對建筑形式與空間的進一步認知仍然需要在實踐中不斷進行摸索和探究,在視覺認知理論發展的基礎上不斷完善補充。格式塔心理學所秉持的美學觀點對視知覺的出發和應用進行了假設分析,并在一定程度上推動了建筑設計及審美的發展和創新。但作為視覺認知假設體系中的一部分,格式塔心理學無法全面深刻的對建筑設計工作中存在的問題進行一一解答和闡明。而在當前科技創新與產業融合的基礎上,視覺認知理論的發展和進步有利于其在建筑設計中的應用。在整個視覺信息處理的過程中,人天生會被部分特殊物體所吸引,顏色、形狀、大小、運動狀態等更強的信息刺激將使人轉變視覺注意中心。而這一特殊物體與其整體背景之間存在的差異越明顯,則越容易轉變人的視覺注意要點,即更加引人注目。視覺注意轉移的難易與特殊物體及背景間存在的差異性有著緊密的聯系,背景元素越趨向于單一化發展,則彈出物體所需要的差異性越低,即更容易獲取視覺注意;反之若背景元素越趨向于復雜化發展,則物體所需要的差異性越高,即更難獲取視覺注意。例如在路易斯·康所設計的金貝兒藝術博物館中,通過利用視覺認知理論保持背景元素的單一性、一致性,在不改變入口處尺寸形態的前提條件下,僅僅通過轉變實體狀態就輕易獲取了視覺注意,達到了理想的建筑設計目標。與之相對的則是德國斯圖加特新國立美術館,由英國后現代主義建筑大師詹姆斯·斯特林所設計,通過將各種更豐富的元素成分進行對比碰撞,是各種不同的符號線條進行不同方向上的混雜對比突出入口的存在。在現代建筑設計中,視覺認知理論的發展和應用具有重要的意義和價值,視覺注意和視覺表象在藝術創作中有著重要的參考價值,從愛德華·托爾曼到凱文·林奇,從格羅皮烏斯到詹姆斯·斯特林,視覺認知理論推動了人們對建筑設計的認知和對藝術設計的創造。

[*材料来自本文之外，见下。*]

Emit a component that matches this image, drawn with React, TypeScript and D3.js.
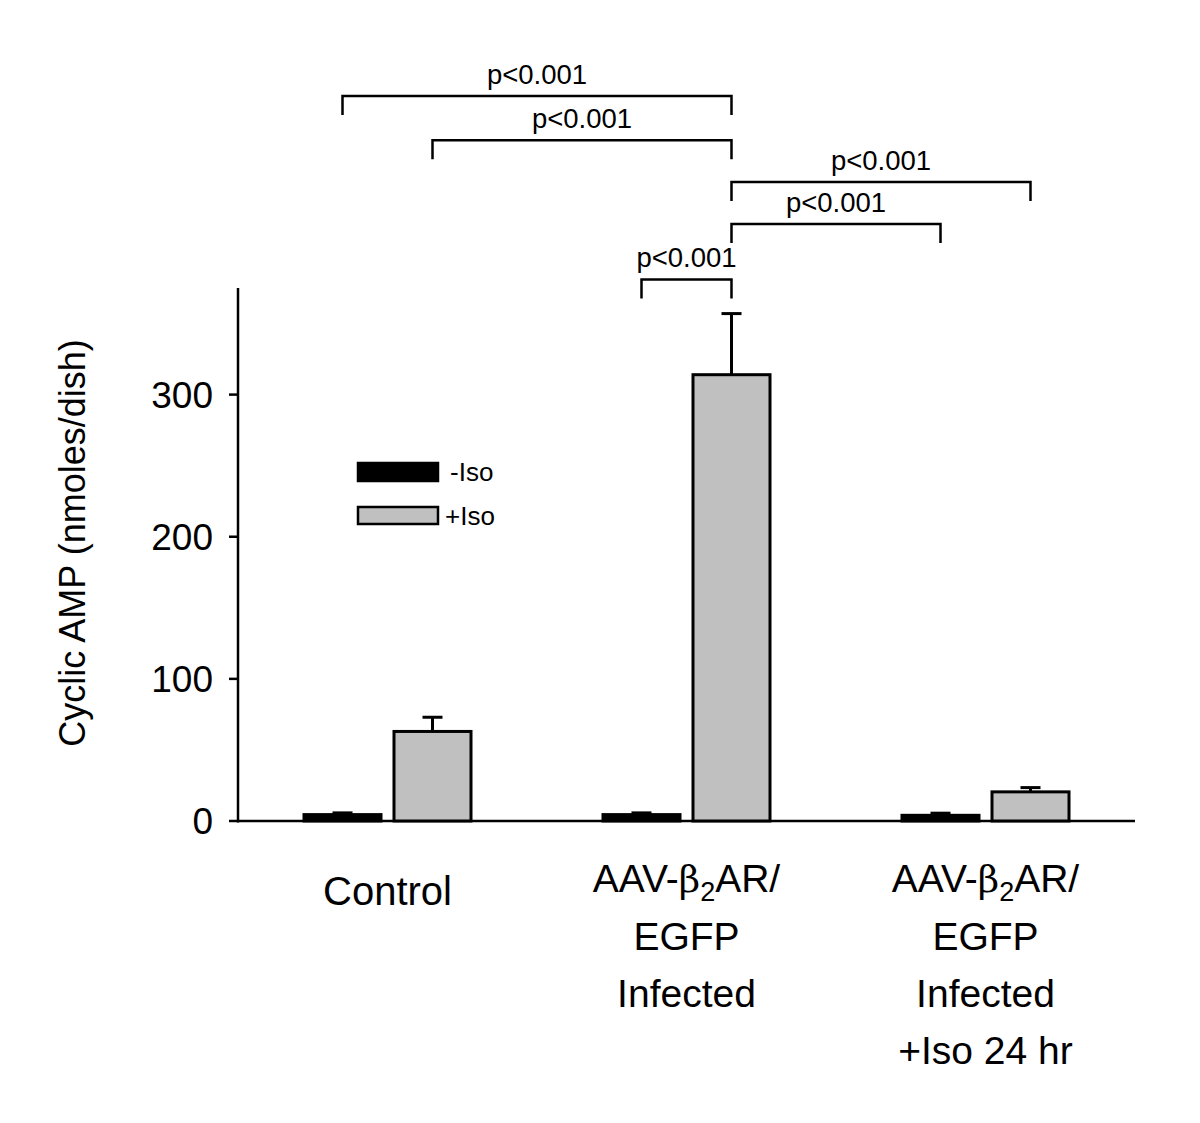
import React from "react";
import * as d3 from "d3";

const groups = ["Control", "AAV-EGFP", "AAV-EGFP-Iso24"];
const series = ["-Iso", "+Iso"];
const minusIso = [4.5, 4.5, 4];
const minusIsoErr = [1.2, 1.2, 1.5];
const plusIso = [63, 314, 20.5];
const plusIsoErr = [10, 43, 3];
const yTicks = [0, 100, 200, 300];
const pLabels = ["p<0.001", "p<0.001", "p<0.001", "p<0.001", "p<0.001"];
// comparisons: from (group, series) to (group, series) at a level (y units)
const compFromGroup = [0, 0, 1, 1, 1];
const compFromSeries = [0, 1, 1, 1, 0];
const compToGroup = [1, 1, 2, 2, 1];
const compToSeries = [1, 1, 1, 0, 1];
const compLevel = [510, 479, 449.5, 420, 381];

const FONT = "'Liberation Sans', Arial, sans-serif";

export default function App() {
  const width = 1200;
  const height = 1123;
  const x0 = 238;
  const x1 = 1135;
  const y = d3.scaleLinear().domain([0, 375]).range([821, 288]);
  const xg = d3.scaleBand<string>().domain(groups).range([x0, x1]).padding(0);
  const bw = xg.bandwidth();
  const xs = d3
    .scaleBand<string>()
    .domain(series)
    .range([bw / 2 - 83.5, bw / 2 + 83.5])
    .paddingInner(0.1444)
    .paddingOuter(0);
  const barW = xs.bandwidth();
  const cx = (g: number, s: number) =>
    (xg(groups[g]) as number) + (xs(series[s]) as number) + barW / 2;

  const vals = [minusIso, plusIso];
  const errs = [minusIsoErr, plusIsoErr];
  const fills = ["#000000", "#c0c0c0"];

  const bars: React.ReactNode[] = [];
  groups.forEach((g, gi) => {
    series.forEach((s, si) => {
      const v = vals[si][gi];
      const e = errs[si][gi];
      const xc = cx(gi, si);
      const top = y(v);
      const etop = y(v + e);
      bars.push(
        <g key={g + s}>
          <line x1={xc} x2={xc} y1={top} y2={etop} stroke="#000" strokeWidth={3} />
          <line x1={xc - 10} x2={xc + 10} y1={etop} y2={etop} stroke="#000" strokeWidth={3} />
          <rect
            x={xc - barW / 2}
            y={top}
            width={barW}
            height={y(0) - top}
            fill={fills[si]}
            stroke="#000"
            strokeWidth={3}
          />
        </g>
      );
    });
  });

  const brackets = pLabels.map((lab, i) => {
    const xa = cx(compFromGroup[i], compFromSeries[i]);
    const xb = cx(compToGroup[i], compToSeries[i]);
    const yl = y(compLevel[i]);
    const leg = 19;
    return (
      <g key={"b" + i}>
        <path
          d={`M${xa},${yl + leg}V${yl}H${xb}V${yl + leg}`}
          fill="none"
          stroke="#000"
          strokeWidth={2.5}
        />
        <text
          x={(xa + xb) / 2}
          y={yl - 12}
          textAnchor="middle"
          fontSize={27.5}
          fontFamily={FONT}
        >
          {lab}
        </text>
      </g>
    );
  });

  const aavLabel = (lines: string[], xc: number) => (
    <text textAnchor="middle" fontSize={39} fontFamily={FONT}>
      <tspan x={xc} y={892}>
        AAV-
        <tspan fontFamily="'DejaVu Serif', serif" fontSize={37}>β</tspan>
        <tspan fontSize={27} dy={9}>2</tspan>
        <tspan dy={-9}>AR/</tspan>
      </tspan>
      {lines.map((l, i) => (
        <tspan key={i} x={xc} y={950 + i * 57}>
          {l}
        </tspan>
      ))}
    </text>
  );

  const gc = (i: number) => (xg(groups[i]) as number) + bw / 2;

  return (
    <svg width={width} height={height} style={{ display: "block", position: "absolute", left: 0, top: 0 }}>
      <rect width={width} height={height} fill="#fff" />
      {/* axes */}
      <line x1={x0} x2={x0} y1={y(375)} y2={y(0) + 1.5} stroke="#000" strokeWidth={2.5} />
      <line x1={x0} x2={x1} y1={y(0)} y2={y(0)} stroke="#000" strokeWidth={2.5} />
      {yTicks.map((t) => (
        <g key={t}>
          <line x1={x0 - 9} x2={x0} y1={y(t)} y2={y(t)} stroke="#000" strokeWidth={2.5} />
          <text
            x={x0 - 25}
            y={y(t)}
            dy="0.35em"
            textAnchor="end"
            fontSize={37}
            fontFamily={FONT}
          >
            {t}
          </text>
        </g>
      ))}
      <text
        transform={`translate(72,543) rotate(-90)`}
        textAnchor="middle"
        dy="0.35em"
        fontSize={36}
        fontFamily={FONT}
      >
        Cyclic AMP (nmoles/dish)
      </text>
      {bars}
      {brackets}
      {/* legend */}
      <rect x={358} y={463} width={80} height={18} fill="#000" stroke="#000" strokeWidth={2.5} />
      <text x={450} y={481} fontSize={26} fontFamily={FONT}>-Iso</text>
      <rect x={358} y={507} width={80} height={17} fill="#c0c0c0" stroke="#000" strokeWidth={2.5} />
      <text x={445} y={525} fontSize={26} fontFamily={FONT}>+Iso</text>
      {/* x labels */}
      <text x={gc(0)} y={905} textAnchor="middle" fontSize={40} fontFamily={FONT}>
        Control
      </text>
      {aavLabel(["EGFP", "Infected"], gc(1))}
      {aavLabel(["EGFP", "Infected", "+Iso 24 hr"], gc(2))}
    </svg>
  );
}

科學技術的創新極大程度上為建筑設計水平的提高和發展提供了穩定的動力支持,使建筑審美脫離了哲學的限制與科學產生了融合交匯。在建筑設計中視覺認知理論的發展一方面,闡明了視覺機制所產生的美學感染在杰出建筑設計中的體現及其發生機制,表達了既有經驗在實際問題處理應用中的有限性。視覺認知理論在新時代背景下的建筑設計中,仍然具有重要的意義和價值,應當結合以往經驗大膽積極創新,為推動建筑產業發展打下良好基礎。